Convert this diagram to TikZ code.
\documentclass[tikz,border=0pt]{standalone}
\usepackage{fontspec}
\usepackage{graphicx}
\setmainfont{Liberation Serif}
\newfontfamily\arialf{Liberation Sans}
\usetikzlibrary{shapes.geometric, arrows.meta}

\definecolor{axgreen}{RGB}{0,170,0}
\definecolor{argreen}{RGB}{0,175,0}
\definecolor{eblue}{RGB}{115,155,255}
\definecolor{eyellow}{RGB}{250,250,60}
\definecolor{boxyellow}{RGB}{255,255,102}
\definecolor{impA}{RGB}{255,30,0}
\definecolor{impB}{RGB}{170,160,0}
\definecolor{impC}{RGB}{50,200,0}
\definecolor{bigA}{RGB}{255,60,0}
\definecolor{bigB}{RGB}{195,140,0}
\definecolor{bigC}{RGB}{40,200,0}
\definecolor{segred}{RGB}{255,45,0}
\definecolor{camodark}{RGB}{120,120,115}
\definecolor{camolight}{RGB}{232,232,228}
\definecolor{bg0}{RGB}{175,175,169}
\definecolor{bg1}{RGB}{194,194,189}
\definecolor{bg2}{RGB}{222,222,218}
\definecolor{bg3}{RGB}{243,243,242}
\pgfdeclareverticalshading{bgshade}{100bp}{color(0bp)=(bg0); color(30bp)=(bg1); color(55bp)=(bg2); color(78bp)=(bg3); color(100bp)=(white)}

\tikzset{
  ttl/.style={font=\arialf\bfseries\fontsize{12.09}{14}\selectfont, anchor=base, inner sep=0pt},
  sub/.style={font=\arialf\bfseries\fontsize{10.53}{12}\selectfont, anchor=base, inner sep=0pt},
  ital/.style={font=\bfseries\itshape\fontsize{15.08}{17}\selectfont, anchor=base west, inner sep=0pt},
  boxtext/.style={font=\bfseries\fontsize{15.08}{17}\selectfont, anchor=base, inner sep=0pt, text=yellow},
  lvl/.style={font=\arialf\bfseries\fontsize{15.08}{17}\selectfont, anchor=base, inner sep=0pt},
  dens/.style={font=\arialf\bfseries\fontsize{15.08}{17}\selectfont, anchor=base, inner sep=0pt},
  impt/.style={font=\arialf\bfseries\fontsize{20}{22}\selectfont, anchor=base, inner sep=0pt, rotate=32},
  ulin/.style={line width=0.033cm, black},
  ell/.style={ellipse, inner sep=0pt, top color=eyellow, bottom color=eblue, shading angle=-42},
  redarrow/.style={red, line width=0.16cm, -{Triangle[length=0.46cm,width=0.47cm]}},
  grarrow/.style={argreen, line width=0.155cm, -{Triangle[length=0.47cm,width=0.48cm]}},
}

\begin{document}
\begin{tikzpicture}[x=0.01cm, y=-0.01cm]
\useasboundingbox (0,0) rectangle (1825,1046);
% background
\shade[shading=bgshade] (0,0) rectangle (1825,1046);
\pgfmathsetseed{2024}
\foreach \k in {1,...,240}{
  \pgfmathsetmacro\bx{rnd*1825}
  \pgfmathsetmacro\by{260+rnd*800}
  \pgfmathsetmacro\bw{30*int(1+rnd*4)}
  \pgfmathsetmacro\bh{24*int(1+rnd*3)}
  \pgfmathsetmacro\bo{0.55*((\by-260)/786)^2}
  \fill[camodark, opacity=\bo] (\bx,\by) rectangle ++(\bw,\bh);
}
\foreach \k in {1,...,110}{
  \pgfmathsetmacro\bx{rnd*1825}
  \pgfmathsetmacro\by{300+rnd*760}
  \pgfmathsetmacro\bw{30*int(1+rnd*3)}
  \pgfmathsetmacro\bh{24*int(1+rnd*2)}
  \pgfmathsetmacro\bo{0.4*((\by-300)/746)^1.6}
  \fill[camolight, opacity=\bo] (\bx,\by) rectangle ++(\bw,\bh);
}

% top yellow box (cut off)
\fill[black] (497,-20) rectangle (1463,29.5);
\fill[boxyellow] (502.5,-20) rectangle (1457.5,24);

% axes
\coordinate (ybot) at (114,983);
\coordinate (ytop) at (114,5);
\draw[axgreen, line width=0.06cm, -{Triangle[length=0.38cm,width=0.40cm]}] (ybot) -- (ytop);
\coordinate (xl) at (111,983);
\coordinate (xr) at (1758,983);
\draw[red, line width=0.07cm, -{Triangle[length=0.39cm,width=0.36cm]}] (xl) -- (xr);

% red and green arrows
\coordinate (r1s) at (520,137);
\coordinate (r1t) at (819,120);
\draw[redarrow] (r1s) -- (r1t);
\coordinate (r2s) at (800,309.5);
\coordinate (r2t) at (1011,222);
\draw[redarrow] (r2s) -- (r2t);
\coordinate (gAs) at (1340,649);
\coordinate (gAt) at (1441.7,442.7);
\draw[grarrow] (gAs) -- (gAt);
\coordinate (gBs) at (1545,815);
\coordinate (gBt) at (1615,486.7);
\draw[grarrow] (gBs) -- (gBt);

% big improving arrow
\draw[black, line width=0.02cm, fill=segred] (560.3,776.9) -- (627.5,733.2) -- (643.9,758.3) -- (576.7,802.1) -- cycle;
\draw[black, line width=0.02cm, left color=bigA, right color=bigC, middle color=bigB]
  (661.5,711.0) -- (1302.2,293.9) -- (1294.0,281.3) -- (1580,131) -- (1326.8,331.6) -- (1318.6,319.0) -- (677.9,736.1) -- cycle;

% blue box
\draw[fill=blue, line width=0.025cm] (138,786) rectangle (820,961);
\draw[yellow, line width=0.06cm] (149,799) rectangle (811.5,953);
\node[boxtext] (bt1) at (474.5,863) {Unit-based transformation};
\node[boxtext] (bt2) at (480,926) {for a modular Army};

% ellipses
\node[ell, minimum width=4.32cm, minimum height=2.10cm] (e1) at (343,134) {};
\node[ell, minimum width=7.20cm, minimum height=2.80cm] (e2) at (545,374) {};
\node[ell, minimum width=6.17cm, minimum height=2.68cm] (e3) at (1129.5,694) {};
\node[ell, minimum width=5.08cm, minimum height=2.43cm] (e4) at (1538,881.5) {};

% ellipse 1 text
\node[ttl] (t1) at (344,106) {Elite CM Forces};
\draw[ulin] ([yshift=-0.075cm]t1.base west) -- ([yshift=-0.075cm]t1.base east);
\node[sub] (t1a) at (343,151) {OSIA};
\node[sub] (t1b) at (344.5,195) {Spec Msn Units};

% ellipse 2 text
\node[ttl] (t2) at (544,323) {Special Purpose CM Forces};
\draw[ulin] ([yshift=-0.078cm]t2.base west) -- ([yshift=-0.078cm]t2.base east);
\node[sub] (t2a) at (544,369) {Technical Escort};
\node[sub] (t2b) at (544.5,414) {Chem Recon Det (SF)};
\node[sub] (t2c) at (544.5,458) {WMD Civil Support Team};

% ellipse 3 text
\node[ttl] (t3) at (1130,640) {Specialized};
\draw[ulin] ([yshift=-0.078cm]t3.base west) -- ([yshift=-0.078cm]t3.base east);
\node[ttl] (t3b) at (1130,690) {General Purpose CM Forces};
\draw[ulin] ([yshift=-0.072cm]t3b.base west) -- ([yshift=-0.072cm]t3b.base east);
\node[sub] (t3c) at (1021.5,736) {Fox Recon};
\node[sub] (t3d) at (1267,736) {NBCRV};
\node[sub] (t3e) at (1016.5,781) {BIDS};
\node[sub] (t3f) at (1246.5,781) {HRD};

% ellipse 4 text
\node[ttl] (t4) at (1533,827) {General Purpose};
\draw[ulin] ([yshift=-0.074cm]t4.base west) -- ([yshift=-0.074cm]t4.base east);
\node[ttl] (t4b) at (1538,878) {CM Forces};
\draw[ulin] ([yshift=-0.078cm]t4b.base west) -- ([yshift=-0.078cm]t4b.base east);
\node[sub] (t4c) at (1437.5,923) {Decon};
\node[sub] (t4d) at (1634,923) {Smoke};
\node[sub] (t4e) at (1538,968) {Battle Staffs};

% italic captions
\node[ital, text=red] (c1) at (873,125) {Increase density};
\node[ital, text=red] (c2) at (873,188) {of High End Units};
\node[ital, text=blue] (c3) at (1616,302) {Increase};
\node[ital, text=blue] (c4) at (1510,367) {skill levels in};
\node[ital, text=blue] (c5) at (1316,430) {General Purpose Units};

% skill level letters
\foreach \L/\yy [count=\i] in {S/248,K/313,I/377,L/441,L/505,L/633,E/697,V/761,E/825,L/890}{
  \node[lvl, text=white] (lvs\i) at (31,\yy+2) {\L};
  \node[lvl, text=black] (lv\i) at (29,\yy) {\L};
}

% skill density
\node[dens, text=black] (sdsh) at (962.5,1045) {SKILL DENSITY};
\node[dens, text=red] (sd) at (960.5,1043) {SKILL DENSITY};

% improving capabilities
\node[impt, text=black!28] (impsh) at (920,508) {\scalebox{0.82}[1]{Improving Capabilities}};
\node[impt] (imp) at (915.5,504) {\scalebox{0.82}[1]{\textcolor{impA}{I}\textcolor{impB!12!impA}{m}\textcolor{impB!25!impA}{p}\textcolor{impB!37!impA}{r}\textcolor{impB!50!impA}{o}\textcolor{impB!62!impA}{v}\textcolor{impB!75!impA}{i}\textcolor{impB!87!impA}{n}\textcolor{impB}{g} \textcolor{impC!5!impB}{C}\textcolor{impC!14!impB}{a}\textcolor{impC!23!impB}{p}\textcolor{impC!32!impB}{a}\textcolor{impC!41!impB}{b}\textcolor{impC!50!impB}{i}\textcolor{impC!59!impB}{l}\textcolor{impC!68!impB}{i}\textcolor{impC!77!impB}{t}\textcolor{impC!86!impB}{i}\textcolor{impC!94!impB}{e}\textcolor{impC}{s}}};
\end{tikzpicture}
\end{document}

#### [Stated goal]
From the first line of the listing above to the line with "color(30bp)=(bg1); color(55bp)=(bg2); color(78bp)=(bg3);", please transcribe each line exactly, both ends included, and nothing beyond that.

#### [Result]
Convert this diagram to TikZ code.
\documentclass[tikz,border=0pt]{standalone}
\usepackage{fontspec}
\usepackage{graphicx}
\setmainfont{Liberation Serif}
\newfontfamily\arialf{Liberation Sans}
\usetikzlibrary{shapes.geometric, arrows.meta}

\definecolor{axgreen}{RGB}{0,170,0}
\definecolor{argreen}{RGB}{0,175,0}
\definecolor{eblue}{RGB}{115,155,255}
\definecolor{eyellow}{RGB}{250,250,60}
\definecolor{boxyellow}{RGB}{255,255,102}
\definecolor{impA}{RGB}{255,30,0}
\definecolor{impB}{RGB}{170,160,0}
\definecolor{impC}{RGB}{50,200,0}
\definecolor{bigA}{RGB}{255,60,0}
\definecolor{bigB}{RGB}{195,140,0}
\definecolor{bigC}{RGB}{40,200,0}
\definecolor{segred}{RGB}{255,45,0}
\definecolor{camodark}{RGB}{120,120,115}
\definecolor{camolight}{RGB}{232,232,228}
\definecolor{bg0}{RGB}{175,175,169}
\definecolor{bg1}{RGB}{194,194,189}
\definecolor{bg2}{RGB}{222,222,218}
\definecolor{bg3}{RGB}{243,243,242}
\pgfdeclareverticalshading{bgshade}{100bp}{color(0bp)=(bg0); color(30bp)=(bg1); color(55bp)=(bg2); color(78bp)=(bg3); color(100bp)=(white)}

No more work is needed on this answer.